India and China are continental economies as compared to Europe which is smaller than, and broken into many small ones. This gives Indian entrepreneurs a unique upper hand to target this huge user base of a billion consumers.

Innovation happens when there are innovative people around. “Capital seeks superior returns,” Pai quipped. Capital is always looking for innovation and disruption. Pai stressed on the importance of disruption. Establishments grow at 5%. Disruption has higher returns.

It is the iconoclasts and the rebels who bring about disruption and change the world. Pai went on to describe the route to building a successful company.

A. Idea – should be simple, the entrepreneur should be able to communicate it easily and clearly, and be passionate about it.

B. The plan should be tangible and ideally with set target dates.
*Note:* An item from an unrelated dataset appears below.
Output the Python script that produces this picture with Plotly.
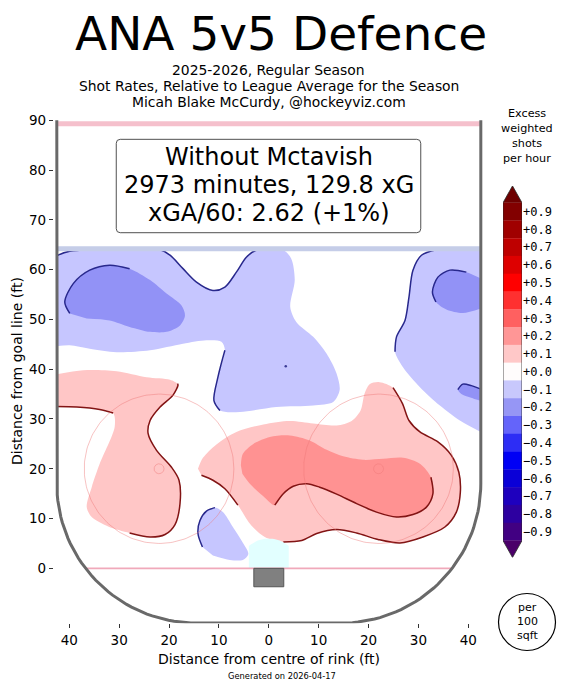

C. Build a great team – Individuals can be geniuses, but the founder needs to build a great team. The skills of these team members have to be mutually exclusive, but collectively exhaustive. There are going to be fights, debates and clashes among them, but the team needs to learn to be together and work together. For any company this is the reason why a CEO spends a disproportionate amount of his time hiring people.

D. Be flexible – You might have a great idea but be flexible enough to pivot from one idea to the other if the first one doesn’t get you customers.
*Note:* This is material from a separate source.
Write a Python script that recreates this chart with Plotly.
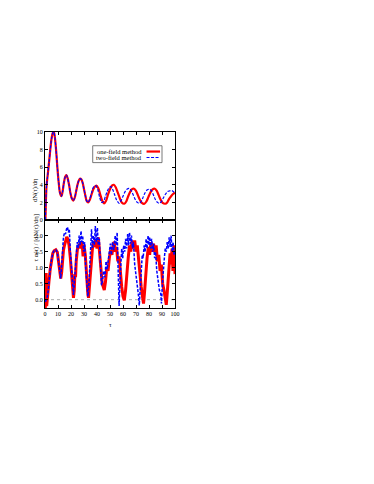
import plotly.graph_objects as go

# ---------------- data ----------------
# top panel: dN/deta
tau_top_one = [0.3, 1.2, 2, 3, 4, 5, 6, 6.8, 7.5, 8.5, 9.5, 10.5, 11.5, 12.6, 13.5, 14.5, 15.5, 16.5,
               17.5, 18.5, 19.5, 20.5, 21.8, 23, 24, 25, 26, 27, 28, 29, 30, 31, 32, 33.2, 34.5, 36,
               37.5, 39.5, 41, 42.5, 44, 45.5, 47, 48.5, 50, 51.5, 53, 54.5, 56, 57.5, 59, 61, 62.5,
               64, 65.5, 67, 68.5, 70, 71.5, 73, 74.5, 76.5, 78, 79.5, 81, 82.5, 84.5, 86, 87.5, 89,
               90.5, 92.5, 94, 95.5, 97, 98.5, 100]
dn_one = [0, 3.9, 5.0, 6.4, 7.9, 9.2, 9.9, 10.0, 9.5, 8.0, 6.0, 4.3, 3.1, 2.7, 3.2, 4.2, 4.9, 5.1,
          4.7, 4.0, 3.1, 2.5, 2.2, 2.6, 3.3, 4.0, 4.5, 4.7, 4.6, 4.2, 3.5, 2.8, 2.2, 2.0, 2.3, 3.0,
          3.6, 3.9, 3.6, 2.9, 2.2, 1.9, 2.2, 2.9, 3.5, 3.9, 4.0, 3.7, 3.1, 2.5, 2.0, 1.85, 2.1,
          2.7, 3.2, 3.5, 3.55, 3.3, 2.8, 2.3, 1.95, 1.85, 2.1, 2.6, 3.1, 3.45, 3.55, 3.3, 2.8, 2.3,
          1.95, 1.85, 2.0, 2.4, 2.7, 2.95, 3.1]

tau_top_two = [0.3, 1.2, 2, 3, 4, 5, 6, 6.8, 7.5, 8.5, 9.5, 10.5, 11.5, 12.6, 13.5, 14.5, 15.5, 16.5,
               17.5, 18.5, 19.5, 20.5, 21.8, 23, 24, 25, 26, 27, 28, 29, 30, 31, 32, 33.2, 34.5, 36,
               37.5, 39, 40.5, 42, 43.5, 45, 46.5, 48, 49.5, 50.7, 52, 53.5, 55, 57, 58.5, 60, 61.5,
               63, 64.8, 66.5, 68, 69.5, 71, 72.5, 74, 75.5, 77, 78.5, 80.3, 82, 83.5, 85, 86.5, 88,
               89.5, 91, 92.5, 94, 95.5, 97.5, 99, 100]
dn_two = [0, 3.9, 5.0, 6.4, 7.9, 9.2, 9.9, 10.0, 9.5, 8.0, 6.0, 4.3, 3.1, 2.7, 3.2, 4.2, 4.9, 5.1,
          4.7, 4.0, 3.1, 2.5, 2.2, 2.6, 3.3, 4.0, 4.5, 4.7, 4.6, 4.2, 3.5, 2.8, 2.2, 2.0, 2.4, 3.2,
          3.8, 3.9, 3.5, 2.6, 2.0, 2.1, 2.7, 3.3, 3.7, 3.8, 3.5, 2.9, 2.3, 1.9, 2.2, 2.7, 3.2,
          3.5, 3.6, 3.3, 2.8, 2.3, 2.0, 1.9, 2.1, 2.6, 3.1, 3.4, 3.5, 3.3, 2.8, 2.3, 2.0, 1.9,
          2.1, 2.5, 2.9, 3.2, 3.3, 3.35, 3.2, 3.05]

# bottom panel: tau*alpha / (dN/deta)
tau_bot_one = [0.2, 0.5, 0.9, 1.3, 1.8, 2.5, 3, 4, 5, 6, 7, 8.3, 9.5, 10.5, 11.5, 12.1, 12.8, 13.5,
               14.2, 15, 16, 16.7, 17.5, 18.5, 19.5, 20.5, 21.3, 21.9, 22.5, 23, 23.5, 24, 25, 26,
               26.8, 27.5, 28.5, 29.3, 30, 31, 32, 33, 33.5, 34.2, 35, 35.8, 36.5, 37.5, 38.3, 39,
               40, 41, 42, 43, 44, 45.6, 46.5, 47.5, 48.5, 49.5, 50.5, 51.5, 52.5, 53.3, 54, 55, 56,
               57, 58, 59, 60, 61, 62, 63, 64, 65, 66, 67, 68, 69, 70, 71, 72, 73, 74, 75, 75.8,
               76.5, 77.5, 78.5, 79.5, 80.5, 81.5, 82.5, 83.5, 84.5, 85.5, 86.5, 87.5, 88.5, 89.5,
               90.5, 91.5, 92.5, 93.3, 94, 94.7, 95.5, 96.2, 97, 97.7, 98.4, 99.2, 100]
ratio_one = [-0.3, 0.83, 0.83, -0.2, 0.1, 0.3, 0.55, 0.95, 1.25, 1.45, 1.53, 1.56, 1.48, 1.2, 0.8,
             0.66, 0.85, 1.35, 1.55, 1.7, 1.85, 1.96, 1.9, 1.7, 1.3, 0.8, 0.3, 0.06, 0.3, 0.8, 0.7,
             1.2, 1.6, 1.7, 1.75, 1.6, 1.8, 1.35, 1.7, 1.4, 0.7, 0.15, 0.06, 0.4, 0.9, 1.3, 1.6,
             1.8, 1.65, 1.9, 1.6, 1.95, 1.5, 1.0, 0.5, 0.3, 0.55, 1.0, 0.9, 1.3, 1.55, 1.4, 1.75,
             1.8, 1.5, 1.65, 1.2, 1.35, 0.8, 0.4, 0.1, -0.02, 0.3, 0.9, 1.3, 1.7, 1.5, 1.85, 1.6,
             1.85, 1.5, 1.7, 1.2, 0.9, 0.4, 0.1, -0.12, 0.2, 0.8, 1.3, 1.65, 1.4, 1.8, 1.5, 1.75,
             1.5, 1.7, 1.2, 1.4, 0.9, 1.1, 0.5, 0.3, 0.1, -0.16, 0.2, 0.7, 1.0, 1.45, 1.1, 1.6,
             0.9, 1.7, 0.8, 1.3]

tau_bot_two = [0.3, 1, 1.8, 2.5, 3, 4, 5, 6, 7, 8.3, 9.5, 10.5, 11.5, 12.1, 13, 13.5, 14.2, 15, 15.8,
               16.5, 17.3, 18, 18.7, 19.5, 20.5, 21.3, 21.9, 22.5, 23.2, 24, 24.8, 25.5, 26.3, 27,
               27.7, 28.4, 29, 29.7, 30.5, 31.3, 32.2, 33, 33.8, 34.5, 35.2, 35.8, 36.5, 37.3, 38,
               38.7, 39.5, 40.3, 41, 41.8, 42.5, 43.5, 44.3, 45, 46, 47, 47.8, 48.6, 49.5, 50.3, 51,
               52, 53, 54, 55, 55.5, 56, 56.5, 57, 57.6, 58.3, 59, 59.8, 60.5, 61.3, 62, 62.8, 63.6,
               64.3, 65, 65.8, 66.5, 67.3, 68, 69, 70, 71, 72, 72.5, 73.2, 74, 74.8, 75.5, 76.3, 77,
               77.8, 78.5, 79.3, 80, 80.5, 81.3, 82, 82.8, 83.5, 84.3, 85, 86, 87, 88, 89, 89.6,
               90.3, 91, 91.8, 92.5, 93.3, 94, 94.8, 95.5, 96.3, 97, 97.8, 98.5, 99.3, 100]
ratio_two = [-0.07, 0.0, 0.1, 0.3, 0.55, 0.95, 1.25, 1.45, 1.53, 1.56, 1.48, 1.2, 0.8, 0.66, 1.2,
             1.7, 1.95, 2.1, 2.05, 2.2, 2.27, 2.1, 2.2, 1.5, 0.9, 0.4, 0.15, 0.5, 1.0, 1.4, 1.8,
             1.6, 2.0, 1.7, 2.15, 1.8, 2.0, 1.5, 1.8, 1.0, 0.4, 0.1, 0.5, 1.1, 1.8, 2.2, 1.6, 2.0,
             1.7, 2.3, 1.8, 2.25, 1.7, 1.9, 1.2, 0.45, 0.6, 0.9, 0.7, 1.2, 0.95, 1.3, 1.5, 1.75,
             1.4, 1.8, 1.55, 2.0, 1.7, 2.1, 1.2, 0.4, -0.2, 0.5, 1.2, 1.6, 1.3, 1.7, 1.5, 1.9, 1.6,
             2.05, 1.7, 2.1, 1.75, 2.0, 1.6, 1.8, 1.1, 0.8, 0.4, 0.1, -0.18, 0.4, 1.0, 1.4, 1.3,
             1.7, 1.5, 1.9, 1.6, 2.0, 1.7, 1.96, 1.6, 1.9, 1.5, 1.75, 1.3, 1.5, 0.9, 0.5, 0.3,
             0.2, -0.12, 0.5, 1.0, 1.3, 1.6, 1.5, 1.8, 1.6, 1.95, 1.65, 2.0, 1.5, 1.8, 1.4, 1.6]

x_ticks = [0, 10, 20, 30, 40, 50, 60, 70, 80, 90, 100]
y_top_ticks = [0, 2, 4, 6, 8, 10]
y_bot_ticks = [0.0, 0.5, 1.0, 1.5, 2.0]
legend_labels = ["one-field method", "two-field method"]

RED = "#ff0000"
BLUE = "#0000ff"
FONT = "Liberation Serif"

fig = go.Figure()
fig.add_trace(go.Scatter(x=tau_top_one, y=dn_one, mode="lines", xaxis="x", yaxis="y",
                         line=dict(color=RED, width=2.2, shape="spline", smoothing=0.8),
                         showlegend=False))
fig.add_trace(go.Scatter(x=tau_top_two, y=dn_two, mode="lines", xaxis="x", yaxis="y",
                         line=dict(color=BLUE, width=1.2, dash="3px,1.5px", shape="spline",
                                   smoothing=0.8),
                         showlegend=False))
fig.add_trace(go.Scatter(x=tau_bot_one, y=ratio_one, mode="lines", xaxis="x2", yaxis="y2",
                         line=dict(color=RED, width=3), showlegend=False))
fig.add_trace(go.Scatter(x=tau_bot_two, y=ratio_two, mode="lines", xaxis="x2", yaxis="y2",
                         line=dict(color=BLUE, width=1.5, dash="3px,1.5px"), showlegend=False))

axis_common = dict(showline=True, linecolor="black", linewidth=1, mirror="ticks", ticks="inside",
                   ticklen=3, tickcolor="black", showgrid=False, zeroline=False,
                   tickfont=dict(family=FONT, size=6, color="black"))

# the page body adds an 8px offset, so margins are reduced by 8px on left/top
fig.update_layout(
    width=374, height=484,
    margin=dict(l=37, r=207, t=124, b=184),
    paper_bgcolor="white", plot_bgcolor="white",
    font=dict(family=FONT, size=6, color="black"),
    xaxis=dict(domain=[0, 1], anchor="y", range=[0, 100], tickvals=x_ticks,
               showticklabels=False, **axis_common),
    yaxis=dict(domain=[0.5, 1], anchor="x", range=[0, 10], tickvals=y_top_ticks,
               ticktext=[str(v) for v in y_top_ticks], **axis_common),
    xaxis2=dict(domain=[0, 1], anchor="y2", range=[0, 100], tickvals=x_ticks,
                ticktext=[str(v) for v in x_ticks], **axis_common),
    yaxis2=dict(domain=[0, 0.5], anchor="x2", range=[-0.26, 2.49], tickvals=y_bot_ticks,
                ticktext=["%.1f" % v for v in y_bot_ticks], **axis_common),
)

# zero reference line in the lower panel
fig.add_shape(type="line", xref="x2 domain", yref="y2", x0=0, x1=1, y0=0, y1=0,
              line=dict(color="#aaaaaa", width=1, dash="dot"), layer="below")

# axis titles
fig.add_annotation(text="dN(τ)/dη", xref="paper", yref="paper", x=0, y=0.75, xshift=-16,
                   textangle=-90, showarrow=False, font=dict(family=FONT, size=6.5))
fig.add_annotation(text="τ α(τ) / [dN(τ)/dη]", xref="paper", yref="paper", x=0, y=0.25,
                   xshift=-16, textangle=-90, showarrow=False, font=dict(family=FONT, size=6.5))
fig.add_annotation(text="τ", xref="paper", yref="paper", x=0.5, y=0, yanchor="top", yshift=-11,
                   showarrow=False, font=dict(family=FONT, size=6.5))

# gnuplot-style legend box (text left, sample right)
fig.add_shape(type="rect", xref="paper", yref="paper", x0=0.367, x1=0.9, y0=0.826, y1=0.922,
              line=dict(color="#555555", width=0.8), fillcolor="white", layer="above")
legend_rows = [(0.889, RED, None, 2.2), (0.855, BLUE, "3px,1.5px", 1.2)]
for label, (yy, col, dash, w) in zip(legend_labels, legend_rows):
    fig.add_annotation(text=label, xref="paper", yref="paper", x=0.765, y=yy, xanchor="right",
                       yanchor="middle", showarrow=False, font=dict(family=FONT, size=6.5))
    fig.add_shape(type="line", xref="paper", yref="paper", x0=0.781, x1=0.885, y0=yy, y1=yy,
                  line=dict(color=col, width=w, dash=dash), layer="above")

fig.write_html("out.html")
E. Keep your eyes on the competition and have 4-5 versions of your product ready. Start with a quick and dirty version. Go to the consumers, test it out and make these consumers a part of your consumer base.

F. Scale operations, revenues etc. but be wary of unnecessarily scaling the team size. – Realize that one bright engineer is worth 40-50 regular ones who just want to do a 9-5 job.
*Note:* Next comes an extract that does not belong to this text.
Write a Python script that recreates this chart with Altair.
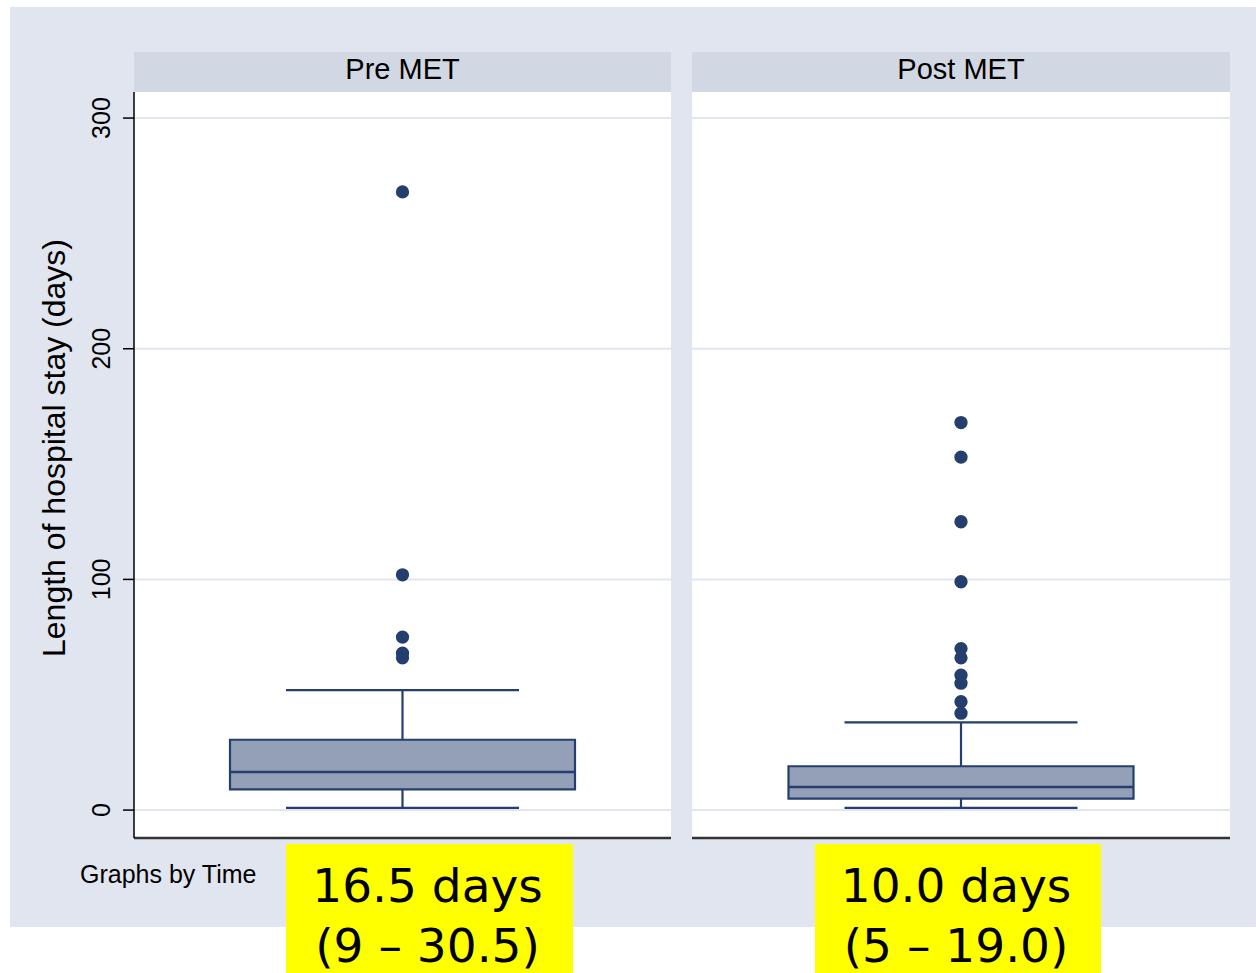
import altair as alt
import pandas as pd

# ---- data -------------------------------------------------------------
GROUPS = ["Pre MET", "Post MET"]
Q1 = [9, 5]
MEDIAN = [16.5, 10.0]
Q3 = [30.5, 19.0]
WHISK_LO = [1, 1]
WHISK_HI = [52, 38]
OUTLIERS_PRE = [268, 102, 75, 68, 66]
OUTLIERS_POST = [168, 153, 125, 99, 70, 66, 58.5, 55, 47, 42]
Y_TICKS = [0, 100, 200, 300]
Y_DOMAIN = [-12.1, 311.3]
Y_TITLE = "Length of hospital stay (days)"
NOTE = "Graphs by Time"

# ---- styling ------------------------------------------------------------
BG = "#E0E5EF"
HEADER = "#D1D8E3"
GRID = "#E0E5EF"
NAVY = "#243F6E"
BOX_FILL = "#94A0B8"
YELLOW = "#FFFF00"
AXIS_DARK = "#333333"
FONT = "Liberation Sans"

PANEL_H = 746
PANEL_W = [537, 538]
BOX_W = 345
CAP_W = 233
TICK_LEN = 11

# outer frame, in pixels relative to the first panel's origin
FRAME = dict(left=-134, right=1122, top=-92, bottom=881)
GRAPH_REGION = dict(left=-124, top=-85, bottom=835)

# highlight boxes under each panel (x from, x to) in panel pixels
HILITE_X = [(152, 439), (123, 409)]


def fmt_median(m):
    return f"{m:.1f} days"


def fmt_iqr(a, b):
    return f"({a:g} \u2013 {b:.1f})"


def panel(i, outliers, first):
    g = GROUPS[i]
    w = PANEL_W[i]
    summ = pd.DataFrame({
        "time": [g], "q1": [Q1[i]], "median": [MEDIAN[i]], "q3": [Q3[i]],
        "lo": [WHISK_LO[i]], "hi": [WHISK_HI[i]],
        "line1": [fmt_median(MEDIAN[i])], "line2": [fmt_iqr(Q1[i], Q3[i])],
    })
    pts = pd.DataFrame({"time": [g] * len(outliers), "los": outliers})
    grid = pd.DataFrame({"v": Y_TICKS, "lab": [str(t) for t in Y_TICKS]})
    base = pd.DataFrame({"v": [Y_DOMAIN[0]]})
    one = pd.DataFrame({"k": [0]})

    yscale = alt.Scale(domain=Y_DOMAIN, nice=False, zero=False)
    xscale = alt.Scale(domain=[g])
    x_plain = alt.X("time:N", scale=xscale, axis=None)

    layers = []
    if first:
        # white page, then the tinted graph region on top of it
        layers.append(
            alt.Chart(one).mark_rect(color="white").encode(
                x=alt.value(FRAME["left"]), x2=alt.value(FRAME["right"]),
                y=alt.value(FRAME["top"]), y2=alt.value(FRAME["bottom"]),
            )
        )
        layers.append(
            alt.Chart(one).mark_rect(color=BG).encode(
                x=alt.value(GRAPH_REGION["left"]), x2=alt.value(FRAME["right"]),
                y=alt.value(GRAPH_REGION["top"]), y2=alt.value(GRAPH_REGION["bottom"]),
            )
        )
        # plot area fill (the region rect above covers the view fill)
        layers.append(
            alt.Chart(one).mark_rect(color="white").encode(
                x=alt.value(0), x2=alt.value(w), y=alt.value(0), y2=alt.value(PANEL_H)
            )
        )

    # panel header strip
    layers.append(
        alt.Chart(one).mark_rect(color=HEADER).encode(
            x=alt.value(0), x2=alt.value(w), y=alt.value(-40), y2=alt.value(0)
        )
    )
    layers.append(
        alt.Chart(summ).mark_text(font=FONT, fontSize=29, color="black",
                                  baseline="alphabetic", align="center").encode(
            x=alt.value(w / 2), y=alt.value(-13), text="time:N"
        )
    )

    # horizontal gridlines
    layers.append(
        alt.Chart(grid).mark_rule(color=GRID, strokeWidth=2).encode(
            y=alt.Y("v:Q", scale=yscale, axis=None)
        )
    )
    # bottom axis line
    layers.append(
        alt.Chart(base).mark_rule(color=AXIS_DARK, strokeWidth=2.5).encode(
            y=alt.Y("v:Q", scale=yscale, axis=None)
        )
    )

    if first:
        # left axis: line, ticks, rotated labels and title
        layers.append(
            alt.Chart(one).mark_rule(color="black", strokeWidth=1.5).encode(
                x=alt.value(0), y=alt.value(0), y2=alt.value(PANEL_H)
            )
        )
        layers.append(
            alt.Chart(grid).mark_rule(color="black", strokeWidth=1.5).encode(
                x=alt.value(-TICK_LEN), x2=alt.value(0),
                y=alt.Y("v:Q", scale=yscale, axis=None),
            )
        )
        layers.append(
            alt.Chart(grid).mark_text(font=FONT, fontSize=25, color="black", angle=270,
                                      align="center", baseline="alphabetic").encode(
                x=alt.value(-24), y=alt.Y("v:Q", scale=yscale, axis=None), text="lab:N"
            )
        )
        layers.append(
            alt.Chart(one).mark_text(font=FONT, fontSize=32, color="black", angle=270,
                                     align="center", baseline="alphabetic").encode(
                x=alt.value(-69), y=alt.value(356), text=alt.value(Y_TITLE)
            )
        )

    # whisker line
    layers.append(
        alt.Chart(summ).mark_rule(color=NAVY, strokeWidth=2.2).encode(
            x=x_plain, y=alt.Y("lo:Q", scale=yscale, axis=None), y2="hi:Q"
        )
    )
    # box
    layers.append(
        alt.Chart(summ).mark_bar(size=BOX_W, fill=BOX_FILL, stroke=NAVY,
                                 strokeWidth=2.2, opacity=1).encode(
            x=x_plain, y=alt.Y("q1:Q", scale=yscale, axis=None), y2="q3:Q",
        )
    )
    # median
    layers.append(
        alt.Chart(summ).mark_tick(size=BOX_W, thickness=2.6, color=NAVY, opacity=1).encode(
            x=x_plain, y=alt.Y("median:Q", scale=yscale, axis=None)
        )
    )
    # whisker caps
    for col in ["lo", "hi"]:
        layers.append(
            alt.Chart(summ).mark_tick(size=CAP_W, thickness=2.2, color=NAVY, opacity=1).encode(
                x=x_plain, y=alt.Y(f"{col}:Q", scale=yscale, axis=None)
            )
        )
    # outside values
    layers.append(
        alt.Chart(pts).mark_circle(size=177, color=NAVY, opacity=1).encode(
            x=x_plain, y=alt.Y("los:Q", scale=yscale, axis=None)
        )
    )

    # median / IQR callout
    hx0, hx1 = HILITE_X[i]
    layers.append(
        alt.Chart(one).mark_rect(color=YELLOW).encode(
            x=alt.value(hx0), x2=alt.value(hx1), y=alt.value(752), y2=alt.value(FRAME["bottom"])
        )
    )
    for col, yy in [("line1", 810), ("line2", 870)]:
        layers.append(
            alt.Chart(summ).mark_text(font="DejaVu Sans", fontSize=47, color="black",
                                      align="center", baseline="alphabetic").encode(
                x=alt.value((hx0 + hx1) / 2 - 2), y=alt.value(yy), text=f"{col}:N"
            )
        )

    if first:
        layers.append(
            alt.Chart(one).mark_text(font=FONT, fontSize=25, color="black",
                                     align="left", baseline="alphabetic").encode(
                x=alt.value(-54), y=alt.value(791), text=alt.value(NOTE)
            )
        )

    return alt.layer(*layers).properties(width=w, height=PANEL_H)


chart = alt.hconcat(
    panel(0, OUTLIERS_PRE, True),
    panel(1, OUTLIERS_POST, False),
    spacing=21,
    bounds="flush",
).properties(
    padding=0,
    background="white",
).configure_view(
    fill="white", strokeWidth=0
)

chart.save("out.html", embed_options={"renderer": "svg", "actions": False})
G. Be humble and ethical – Pai stressed on the importance of growing with humility. An entrepreneur should be honest and fair with his employees and share the spoils of success with everyone on the team. Good people won’t stay in the long term if you are unfair with them.

In conclusion, TV Mohandas Pai evangelized the formulation of a startup policy that would lead to 100,000 startups in the next 10 years so that India can become the superpower in entrepreneurship – the startup hub.

Pai’s speech was full of several witty one-liners, quips and interesting tidbits. Here are a few of them:

On starting up – “Starting up is not easy. It is lonely. One has to work 24×7 and forget about a work-life balance, or girlfriends/boyfriends.”

On ‘silly’ ideas – “No idea is silly. Only the ones that don’t get funding/customers are.”

On ‘people-who-sit-on-boards’ – “All people who sit on the board think they know more than you. It is a great fallacy.”

On leaders and leadership – “A leader has to walk the talk. It is lonely at the top. As a leader you have got to be nimble and strong. A leader cannot show his weakness.”

On making money – “Build businesses that change the world, and make a lot of money. The latter is more important.”

On working with the government – “Government is a long kiss of death. Don’t do business with the government.”

On valuations – “Valuation is an art, not a science.”

On how to choose mentors – “The same way you choose your girlfriend or boyfriend? It just happens.”